Start of Provided data

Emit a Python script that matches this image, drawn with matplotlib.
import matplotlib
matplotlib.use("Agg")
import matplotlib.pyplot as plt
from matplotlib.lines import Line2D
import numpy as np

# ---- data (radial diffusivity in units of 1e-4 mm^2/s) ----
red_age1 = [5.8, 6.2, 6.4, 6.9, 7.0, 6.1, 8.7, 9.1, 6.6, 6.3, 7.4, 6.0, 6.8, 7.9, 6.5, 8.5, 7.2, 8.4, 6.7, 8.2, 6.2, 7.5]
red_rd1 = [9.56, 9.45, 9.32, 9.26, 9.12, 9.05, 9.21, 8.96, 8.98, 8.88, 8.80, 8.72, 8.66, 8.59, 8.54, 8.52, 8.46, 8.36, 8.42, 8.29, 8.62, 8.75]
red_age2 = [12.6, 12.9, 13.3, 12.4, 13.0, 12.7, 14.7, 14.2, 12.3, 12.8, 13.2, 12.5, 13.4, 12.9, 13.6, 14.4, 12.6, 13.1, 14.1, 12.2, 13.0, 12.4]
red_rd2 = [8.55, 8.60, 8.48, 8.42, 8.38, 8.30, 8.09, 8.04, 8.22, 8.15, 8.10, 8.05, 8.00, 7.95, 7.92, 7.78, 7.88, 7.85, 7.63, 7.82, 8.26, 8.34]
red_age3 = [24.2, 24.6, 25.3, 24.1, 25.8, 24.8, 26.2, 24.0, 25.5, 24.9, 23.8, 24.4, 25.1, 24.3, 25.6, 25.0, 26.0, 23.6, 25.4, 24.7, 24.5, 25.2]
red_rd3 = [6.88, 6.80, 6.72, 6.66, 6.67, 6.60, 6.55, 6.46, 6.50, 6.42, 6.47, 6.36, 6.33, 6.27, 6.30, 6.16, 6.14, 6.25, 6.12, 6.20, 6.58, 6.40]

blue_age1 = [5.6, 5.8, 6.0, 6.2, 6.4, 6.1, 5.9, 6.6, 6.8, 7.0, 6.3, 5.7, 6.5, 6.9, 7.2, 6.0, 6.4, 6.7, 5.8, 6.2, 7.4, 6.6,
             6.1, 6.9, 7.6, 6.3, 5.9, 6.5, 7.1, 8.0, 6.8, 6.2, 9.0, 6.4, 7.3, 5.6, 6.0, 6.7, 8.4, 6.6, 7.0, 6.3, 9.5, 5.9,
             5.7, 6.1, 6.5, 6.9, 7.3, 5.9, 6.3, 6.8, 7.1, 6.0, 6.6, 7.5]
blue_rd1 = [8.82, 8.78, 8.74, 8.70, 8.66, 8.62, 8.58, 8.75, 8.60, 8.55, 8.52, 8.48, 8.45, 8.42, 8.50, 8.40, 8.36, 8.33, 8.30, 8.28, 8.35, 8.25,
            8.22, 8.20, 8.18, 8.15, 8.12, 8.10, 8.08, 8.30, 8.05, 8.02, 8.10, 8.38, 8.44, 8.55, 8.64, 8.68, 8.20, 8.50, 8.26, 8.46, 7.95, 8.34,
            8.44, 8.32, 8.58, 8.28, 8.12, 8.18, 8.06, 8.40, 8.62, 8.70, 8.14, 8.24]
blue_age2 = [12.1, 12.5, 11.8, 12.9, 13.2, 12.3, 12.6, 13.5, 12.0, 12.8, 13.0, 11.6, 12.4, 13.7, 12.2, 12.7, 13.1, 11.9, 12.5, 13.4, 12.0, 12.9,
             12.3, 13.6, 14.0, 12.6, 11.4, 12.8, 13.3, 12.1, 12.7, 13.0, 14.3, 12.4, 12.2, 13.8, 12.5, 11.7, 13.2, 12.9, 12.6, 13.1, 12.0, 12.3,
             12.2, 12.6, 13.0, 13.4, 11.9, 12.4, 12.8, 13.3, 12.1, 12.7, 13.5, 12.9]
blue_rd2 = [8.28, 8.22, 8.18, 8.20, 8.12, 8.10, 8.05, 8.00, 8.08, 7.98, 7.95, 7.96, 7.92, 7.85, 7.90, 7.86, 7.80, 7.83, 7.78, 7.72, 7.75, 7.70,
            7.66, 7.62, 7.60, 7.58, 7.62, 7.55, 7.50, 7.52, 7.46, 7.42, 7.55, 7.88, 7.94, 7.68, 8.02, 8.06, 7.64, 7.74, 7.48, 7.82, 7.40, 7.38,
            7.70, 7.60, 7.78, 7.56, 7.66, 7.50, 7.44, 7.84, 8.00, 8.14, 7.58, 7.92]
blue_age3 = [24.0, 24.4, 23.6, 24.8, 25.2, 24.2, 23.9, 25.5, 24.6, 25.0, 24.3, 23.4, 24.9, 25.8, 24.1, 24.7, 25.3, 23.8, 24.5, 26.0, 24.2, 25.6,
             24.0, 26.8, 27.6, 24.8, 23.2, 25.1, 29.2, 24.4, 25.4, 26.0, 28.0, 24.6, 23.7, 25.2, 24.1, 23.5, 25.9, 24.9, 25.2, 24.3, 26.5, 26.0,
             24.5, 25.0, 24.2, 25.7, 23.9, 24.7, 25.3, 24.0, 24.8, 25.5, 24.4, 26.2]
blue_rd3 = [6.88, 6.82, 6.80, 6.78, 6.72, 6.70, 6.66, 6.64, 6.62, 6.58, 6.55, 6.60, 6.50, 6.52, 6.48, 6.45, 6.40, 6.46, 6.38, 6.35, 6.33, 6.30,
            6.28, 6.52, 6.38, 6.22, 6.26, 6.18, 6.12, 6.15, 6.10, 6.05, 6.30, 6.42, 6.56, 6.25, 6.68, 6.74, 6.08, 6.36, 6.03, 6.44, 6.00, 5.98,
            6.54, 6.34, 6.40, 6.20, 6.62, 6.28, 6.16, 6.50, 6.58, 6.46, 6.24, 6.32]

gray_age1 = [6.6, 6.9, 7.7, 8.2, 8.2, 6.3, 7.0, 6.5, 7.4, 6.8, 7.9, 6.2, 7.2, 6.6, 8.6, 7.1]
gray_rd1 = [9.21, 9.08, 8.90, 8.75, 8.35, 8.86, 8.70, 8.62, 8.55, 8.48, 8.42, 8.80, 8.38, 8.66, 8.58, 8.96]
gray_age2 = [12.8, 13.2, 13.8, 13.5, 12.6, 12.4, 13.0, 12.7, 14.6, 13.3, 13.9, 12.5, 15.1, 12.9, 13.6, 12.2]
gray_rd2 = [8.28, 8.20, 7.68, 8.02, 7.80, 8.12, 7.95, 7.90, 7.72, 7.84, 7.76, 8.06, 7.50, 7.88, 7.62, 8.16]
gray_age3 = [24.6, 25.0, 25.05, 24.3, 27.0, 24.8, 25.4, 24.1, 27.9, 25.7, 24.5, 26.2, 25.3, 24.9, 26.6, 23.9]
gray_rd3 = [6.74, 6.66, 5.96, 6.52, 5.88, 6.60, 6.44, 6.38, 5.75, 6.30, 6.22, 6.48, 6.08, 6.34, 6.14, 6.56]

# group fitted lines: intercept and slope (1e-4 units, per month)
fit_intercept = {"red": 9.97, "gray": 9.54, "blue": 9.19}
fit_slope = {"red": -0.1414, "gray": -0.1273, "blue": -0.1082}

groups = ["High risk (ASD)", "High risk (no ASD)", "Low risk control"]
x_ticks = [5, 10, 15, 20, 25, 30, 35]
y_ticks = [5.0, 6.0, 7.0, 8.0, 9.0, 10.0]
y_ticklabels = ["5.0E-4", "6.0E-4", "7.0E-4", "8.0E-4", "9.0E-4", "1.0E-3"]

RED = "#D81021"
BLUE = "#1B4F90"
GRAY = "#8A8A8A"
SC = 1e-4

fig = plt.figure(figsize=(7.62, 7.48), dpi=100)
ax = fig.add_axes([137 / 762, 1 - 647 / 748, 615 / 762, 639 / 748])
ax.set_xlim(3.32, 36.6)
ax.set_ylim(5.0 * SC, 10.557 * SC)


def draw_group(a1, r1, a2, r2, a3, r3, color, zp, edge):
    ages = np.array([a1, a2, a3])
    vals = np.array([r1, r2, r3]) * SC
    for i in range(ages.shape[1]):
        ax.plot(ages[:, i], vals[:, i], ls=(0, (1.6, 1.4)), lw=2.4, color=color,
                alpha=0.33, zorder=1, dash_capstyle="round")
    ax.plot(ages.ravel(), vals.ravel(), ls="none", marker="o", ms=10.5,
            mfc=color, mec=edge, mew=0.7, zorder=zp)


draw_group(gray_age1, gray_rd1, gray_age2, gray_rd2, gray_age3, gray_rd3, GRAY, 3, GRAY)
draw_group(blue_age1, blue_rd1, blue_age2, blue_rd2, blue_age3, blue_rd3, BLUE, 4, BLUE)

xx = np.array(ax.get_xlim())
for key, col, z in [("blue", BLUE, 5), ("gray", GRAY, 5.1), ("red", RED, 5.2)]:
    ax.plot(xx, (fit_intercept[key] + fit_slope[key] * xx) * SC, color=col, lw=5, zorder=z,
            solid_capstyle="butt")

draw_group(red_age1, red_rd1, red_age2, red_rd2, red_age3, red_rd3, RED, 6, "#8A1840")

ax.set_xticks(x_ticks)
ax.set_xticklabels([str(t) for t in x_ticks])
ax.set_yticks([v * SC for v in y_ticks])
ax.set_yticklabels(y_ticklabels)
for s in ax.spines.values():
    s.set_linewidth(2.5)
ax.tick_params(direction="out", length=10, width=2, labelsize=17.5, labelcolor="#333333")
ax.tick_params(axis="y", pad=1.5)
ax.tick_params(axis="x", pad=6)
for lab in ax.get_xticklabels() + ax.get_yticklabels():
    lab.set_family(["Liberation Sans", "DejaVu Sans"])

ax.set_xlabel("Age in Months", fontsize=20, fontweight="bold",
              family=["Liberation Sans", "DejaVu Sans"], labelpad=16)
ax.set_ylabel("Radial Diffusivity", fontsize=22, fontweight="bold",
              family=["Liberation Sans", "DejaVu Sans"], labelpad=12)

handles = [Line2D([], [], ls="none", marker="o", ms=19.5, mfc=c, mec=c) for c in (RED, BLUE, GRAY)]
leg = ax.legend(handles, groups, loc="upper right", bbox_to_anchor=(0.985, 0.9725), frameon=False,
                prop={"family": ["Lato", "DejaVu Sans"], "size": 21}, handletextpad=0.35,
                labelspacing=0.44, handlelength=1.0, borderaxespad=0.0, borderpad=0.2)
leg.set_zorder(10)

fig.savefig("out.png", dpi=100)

End of Provided data
Start of Provided data

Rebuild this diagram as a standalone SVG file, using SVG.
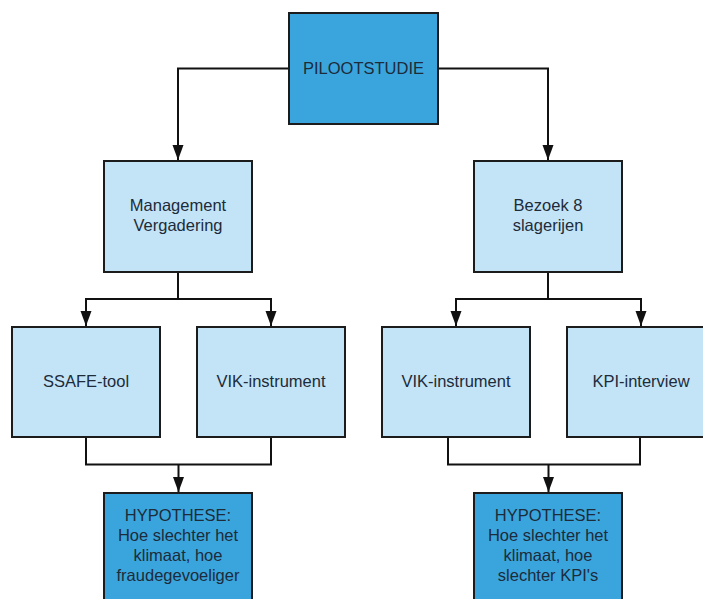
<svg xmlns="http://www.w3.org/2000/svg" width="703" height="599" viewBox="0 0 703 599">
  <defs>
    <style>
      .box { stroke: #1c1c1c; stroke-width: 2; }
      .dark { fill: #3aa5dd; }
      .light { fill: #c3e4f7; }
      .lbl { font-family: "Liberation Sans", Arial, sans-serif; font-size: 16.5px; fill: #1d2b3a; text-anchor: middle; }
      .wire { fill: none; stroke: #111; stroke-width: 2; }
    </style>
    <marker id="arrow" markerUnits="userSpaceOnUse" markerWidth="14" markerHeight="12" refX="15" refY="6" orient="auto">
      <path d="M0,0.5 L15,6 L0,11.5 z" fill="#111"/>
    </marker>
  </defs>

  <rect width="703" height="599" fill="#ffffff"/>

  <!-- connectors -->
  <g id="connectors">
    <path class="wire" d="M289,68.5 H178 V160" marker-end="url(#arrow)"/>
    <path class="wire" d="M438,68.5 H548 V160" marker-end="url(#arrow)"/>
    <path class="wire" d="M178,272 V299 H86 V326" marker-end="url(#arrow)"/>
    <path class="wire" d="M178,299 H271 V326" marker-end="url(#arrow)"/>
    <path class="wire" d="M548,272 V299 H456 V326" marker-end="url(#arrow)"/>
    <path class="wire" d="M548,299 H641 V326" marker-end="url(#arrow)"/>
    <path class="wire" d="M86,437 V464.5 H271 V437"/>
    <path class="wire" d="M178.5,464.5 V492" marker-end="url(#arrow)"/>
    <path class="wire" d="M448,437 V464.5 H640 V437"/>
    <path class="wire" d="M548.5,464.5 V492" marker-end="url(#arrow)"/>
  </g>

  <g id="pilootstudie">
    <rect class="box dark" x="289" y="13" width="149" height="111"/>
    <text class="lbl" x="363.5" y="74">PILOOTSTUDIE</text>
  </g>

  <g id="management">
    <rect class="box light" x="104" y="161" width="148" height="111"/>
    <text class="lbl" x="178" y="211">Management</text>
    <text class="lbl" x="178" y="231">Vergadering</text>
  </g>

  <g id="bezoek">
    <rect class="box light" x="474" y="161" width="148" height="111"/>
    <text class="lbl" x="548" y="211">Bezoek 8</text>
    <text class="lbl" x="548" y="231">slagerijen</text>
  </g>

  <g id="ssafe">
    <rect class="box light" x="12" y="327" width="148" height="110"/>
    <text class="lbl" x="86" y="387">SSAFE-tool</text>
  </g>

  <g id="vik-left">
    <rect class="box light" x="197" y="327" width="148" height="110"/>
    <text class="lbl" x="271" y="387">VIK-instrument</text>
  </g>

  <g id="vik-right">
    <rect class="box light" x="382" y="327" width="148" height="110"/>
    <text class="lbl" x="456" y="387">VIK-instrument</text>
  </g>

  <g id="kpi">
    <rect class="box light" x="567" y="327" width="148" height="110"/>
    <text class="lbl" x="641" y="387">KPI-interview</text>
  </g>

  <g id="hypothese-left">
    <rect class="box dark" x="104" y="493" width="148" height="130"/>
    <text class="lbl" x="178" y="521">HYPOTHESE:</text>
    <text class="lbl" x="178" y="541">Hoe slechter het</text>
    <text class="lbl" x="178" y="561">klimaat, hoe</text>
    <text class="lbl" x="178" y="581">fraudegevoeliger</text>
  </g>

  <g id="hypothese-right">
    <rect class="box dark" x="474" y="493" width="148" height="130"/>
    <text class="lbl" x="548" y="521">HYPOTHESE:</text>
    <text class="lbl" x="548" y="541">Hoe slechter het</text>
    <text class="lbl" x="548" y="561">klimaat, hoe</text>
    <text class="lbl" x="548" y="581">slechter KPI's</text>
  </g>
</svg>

End of Provided data

• Problem statement
Nothing but the lines from the one with "Emit a Python" to the one with "import numpy as np" should be echoed, both of them included, exactly as written.

• Exercise solution
Emit a Python script that matches this image, drawn with matplotlib.
import matplotlib
matplotlib.use("Agg")
import matplotlib.pyplot as plt
from matplotlib.lines import Line2D
import numpy as np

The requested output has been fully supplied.